◆ **Task details**
Filter these entries so that only lines with the word "code" remain.

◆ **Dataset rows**

^^^^^^^^

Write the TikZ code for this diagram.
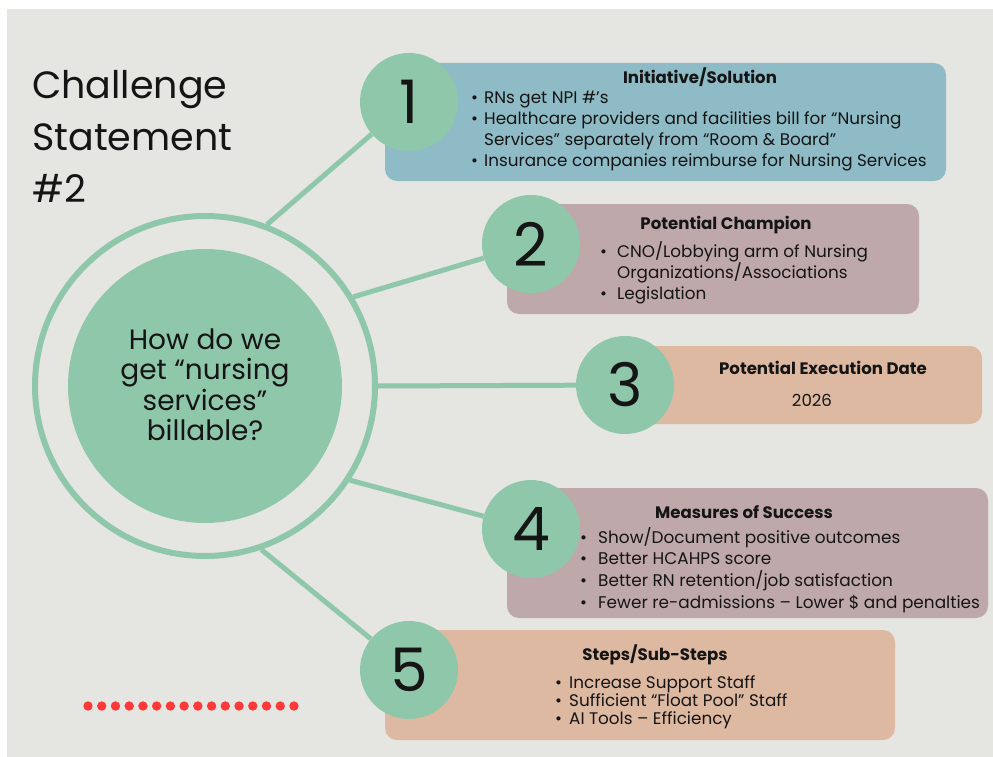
\documentclass[tikz,border=0pt]{standalone}
\usepackage{fontspec}
\setmainfont{Poppins}

\definecolor{paper}{HTML}{E5E5E1}
\definecolor{mint}{HTML}{8FC7AB}
\definecolor{cardblue}{HTML}{8EBBC6}
\definecolor{cardmauve}{HTML}{BFA8A9}
\definecolor{cardpeach}{HTML}{DEB9A2}
\definecolor{dotred}{HTML}{FF3838}
\definecolor{ink}{HTML}{151515}

\tikzset{
  disc/.style={circle, fill=mint, inner sep=0pt, minimum size=98pt, text=ink,
    font=\fontsize{60}{60}\selectfont},
  card/.style={rectangle, rounded corners=12pt, inner sep=0pt},
  cardhead/.style={anchor=base, inner sep=0pt, text=ink, font=\fontsize{16.6}{20}\selectfont\bfseries},
  cardtext/.style={anchor=north west, align=left, inner sep=0pt, text=ink,
    font=\fontsize{16.8}{21}\selectfont},
  spoke/.style={draw=mint, line width=5pt},
}
% bullet with the hanging indent of the list
\newcommand\itm[1][13pt]{\makebox[#1][l]{\textbullet}}

\begin{document}
\begin{tikzpicture}[x=1pt,y=-1pt]
\useasboundingbox (0,0) rectangle (993,757);
\fill[paper] (7,9) rectangle (993,757);

% the five cards
\node[card, fill=cardblue, minimum width=561pt, minimum height=118pt] (b1) at (665.5,122) {};
\node[card, fill=cardmauve, minimum width=412pt, minimum height=110pt] (b2) at (713,259) {};
\node[card, fill=cardpeach, minimum width=382pt, minimum height=78pt] (b3) at (791,385) {};
\node[card, fill=cardmauve, minimum width=481pt, minimum height=130pt] (b4) at (747.5,553) {};
\node[card, fill=cardpeach, minimum width=510pt, minimum height=110pt] (b5) at (640,685) {};

% numbered discs
\node[disc] (c1) at (409,102) {1};
\node[disc] (c2) at (531,244) {2};
\node[disc] (c3) at (625,385) {3};
\node[disc] (c4) at (531,529) {4};
\node[disc] (c5) at (409,670) {5};

% hub
\node[circle, draw=mint, line width=6pt, minimum size=340pt, inner sep=0pt] (ring) at (205,386) {};
\node[circle, fill=mint, minimum size=274pt, inner sep=0pt] (hub) at (205,386) {};
\node[align=center, text=ink, font=\fontsize{28}{30.5}\selectfont] (question) at (205,385)
  {How do we\\get “nursing\\services”\\billable?};

\path[spoke] (ring.69) -- (c1);
\path[spoke] (ring.31) -- (c2);
\path[spoke] (ring.0) -- (c3);
\path[spoke] (ring.-33) -- (c4);
\path[spoke] (ring.-71) -- (c5);

\node[anchor=north west, align=left, inner sep=0pt, text=ink,
  font=\fontsize{38}{52}\selectfont] (title) at (32,70) {Challenge\\Statement\\\#2};

% card texts
\node[cardhead] (h1) at (700,84) {Initiative/Solution};
\node[cardtext] (t1) at (471,91) {\itm RNs get NPI \#’s\\
  \itm Healthcare providers and facilities bill for “Nursing\\
  \hspace*{13pt}Services” separately from “Room \& Board”\\
  \itm Insurance companies reimburse for Nursing Services};

\node[cardhead] (h2) at (726,229) {Potential Champion};
\node[cardtext] (t2) at (600,241) {\itm[17pt]CNO/Lobbying arm of Nursing\\
  \hspace*{17pt}Organizations/Associations\\
  \itm[17pt]Legislation};

\node[cardhead] (h3) at (823,374) {Potential Execution Date};
\node[cardhead, font=\fontsize{16.6}{20}\selectfont] (d3) at (812,406) {2026};

\node[cardhead] (h4) at (744,518) {Measures of Success};
\node[cardtext, font=\fontsize{16.9}{21.7}\selectfont] (t4) at (580,527) {\itm[18pt]Show/Document positive outcomes\\
  \itm[18pt]Better HCAHPS score\\
  \itm[18pt]Better RN retention/job satisfaction\\
  \itm[18pt]Fewer re-admissions – Lower \$ and penalties};

\node[cardhead] (h5) at (655,660) {Steps/Sub-Steps};
\node[cardtext, font=\fontsize{16.8}{18}\selectfont] (t5) at (555,675) {\itm[14pt]Increase Support Staff\\
  \itm[14pt]Sufficient “Float Pool” Staff\\
  \itm[14pt]AI Tools – Efficiency};

% red dotted rule
\foreach \i in {0,...,15}
  \fill[dotred] (88+\i*13.73,706) circle (4.7);
\end{tikzpicture}
\end{document}
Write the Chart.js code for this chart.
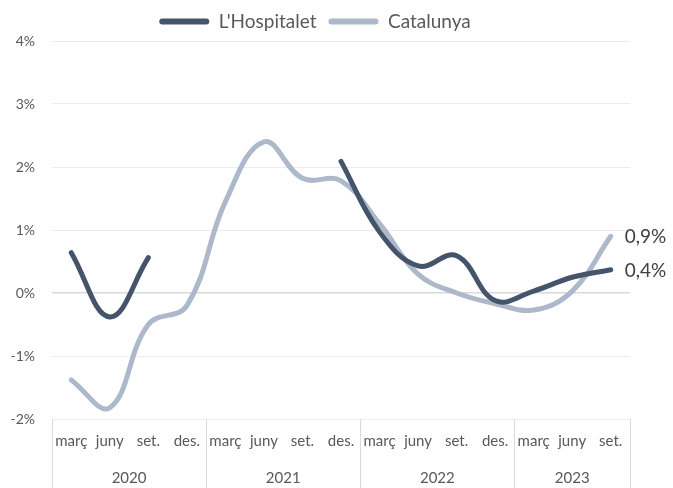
<!DOCTYPE html>
<html><head><meta charset="utf-8">
<script src="https://cdn.jsdelivr.net/npm/chart.js@4/dist/chart.umd.min.js"></script>
<style>html,body{margin:0;padding:0;background:#fff}#wrap{width:673px;height:488px;position:relative}</style>
</head><body><div id="wrap"><canvas id="c" width="673" height="488"></canvas></div>
<script>
const quarters = ['març','juny','set.','des.','març','juny','set.','des.','març','juny','set.','des.','març','juny','set.'];
const years = ['2020','2021','2022','2023'];
const quartersPerYear = [4,4,4,3];
const hospitalet = [0.64,-0.38,0.56,null,null,null,null,2.09,0.97,0.43,0.59,-0.12,0.03,0.25,0.37];
const catalunya = [-1.38,-1.82,-0.5,-0.2,1.45,2.4,1.82,1.78,1.1,0.3,0.0,-0.17,-0.27,0.03,0.9];
const seriesNames = ["L'Hospitalet","Catalunya"];
const seriesColors = ['#44546a','#adb9ca'];

const FONT = 'Lato';
const TXT = '#595959';

const groupPlugin = {
  id: 'groups',
  afterDraw(chart) {
    const ctx = chart.ctx;
    const x = chart.scales.x;
    const area = chart.chartArea;
    const half = (x.getPixelForValue(1) - x.getPixelForValue(0)) / 2;
    ctx.save();
    ctx.strokeStyle = '#d9d9d9';
    ctx.lineWidth = 1;
    let idx = 0;
    const bounds = [x.getPixelForValue(0) - half];
    quartersPerYear.forEach(n => { idx += n; bounds.push(x.getPixelForValue(idx - 1) + half); });
    bounds.forEach(b => {
      ctx.beginPath();
      ctx.moveTo(Math.round(b) + 0.5, area.bottom);
      ctx.lineTo(Math.round(b) + 0.5, chart.height);
      ctx.stroke();
    });
    ctx.fillStyle = TXT;
    ctx.font = '15px ' + FONT;
    ctx.textAlign = 'center';
    ctx.textBaseline = 'middle';
    years.forEach((y, i) => {
      ctx.fillText(y, (bounds[i] + bounds[i + 1]) / 2, area.bottom + 59);
    });
    // end labels
    ctx.font = '19px ' + FONT;
    ctx.fillStyle = '#404040';
    ctx.textAlign = 'left';
    chart.data.datasets.forEach((ds, di) => {
      const meta = chart.getDatasetMeta(di);
      const last = ds.data.length - 1;
      const pt = meta.data[last];
      const txt = ds.data[last].toFixed(1).replace('.', ',') + '%';
      ctx.fillText(txt, pt.x + 14, pt.y + 1);
    });
    ctx.restore();
  }
};

new Chart(document.getElementById('c'), {
  type: 'line',
  data: {
    labels: quarters,
    datasets: [
      { label: seriesNames[0], data: hospitalet, borderColor: seriesColors[0], backgroundColor: seriesColors[0],
        borderWidth: 5, tension: 0.4, pointRadius: 0, borderCapStyle: 'round', spanGaps: false },
      { label: seriesNames[1], data: catalunya, borderColor: seriesColors[1], backgroundColor: seriesColors[1],
        borderWidth: 5, tension: 0.4, pointRadius: 0, borderCapStyle: 'round' }
    ]
  },
  options: {
    responsive: false,
    animation: false,
    devicePixelRatio: 1,
    layout: { padding: { top: 0, right: 43, bottom: 0, left: 0 } },
    plugins: {
      legend: {
        position: 'top',
        labels: {
          font: { family: FONT, size: 19 },
          color: TXT,
          boxWidth: 50,
          boxHeight: 6,
          useBorderRadius: true,
          borderRadius: 3,
          padding: 12,
          generateLabels(chart) {
            const items = Chart.defaults.plugins.legend.labels.generateLabels(chart);
            items.forEach(it => { it.fillStyle = it.strokeStyle; it.lineWidth = 0; });
            return items;
          }
        }
      },
      tooltip: { enabled: false }
    },
    scales: {
      x: {
        offset: true,
        grid: { display: false, drawTicks: false },
        border: { display: false },
        ticks: { font: { family: FONT, size: 15 }, color: TXT, padding: 13, maxRotation: 0, autoSkip: false },
        afterFit(s) { s.height = 69; }
      },
      y: {
        min: -2, max: 4,
        ticks: { stepSize: 1, callback: v => v + '%', font: { family: FONT, size: 14 }, color: TXT, padding: 17 },
        grid: { drawTicks: false, color: c => c.tick && c.tick.value === 0 ? '#d9d9d9' : '#ececec', lineWidth: c => c.tick && c.tick.value === 0 ? 1.5 : 1 },
        border: { display: false },
        afterFit(s) { s.width = 52; }
      }
    }
  },
  plugins: [groupPlugin]
});
</script>
</body></html>
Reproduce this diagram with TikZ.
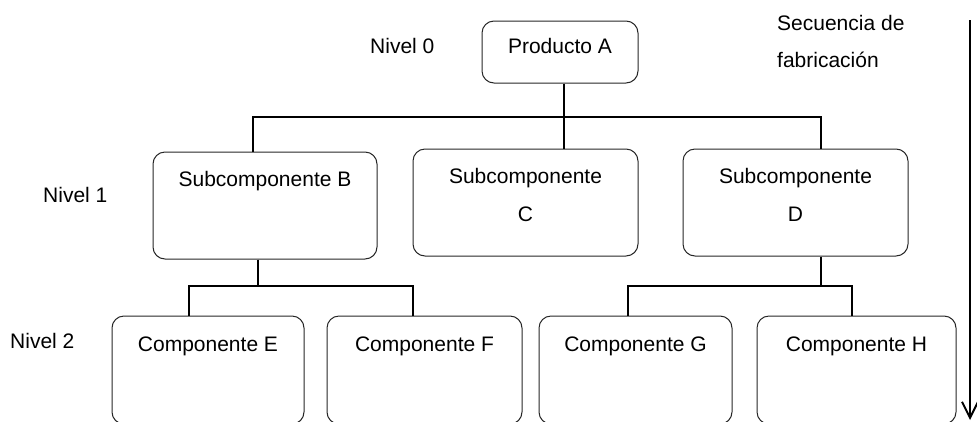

^^^^^^^^

◆ **Output for this task**
Write the TikZ code for this diagram.
Write the Chart.js code for this chart.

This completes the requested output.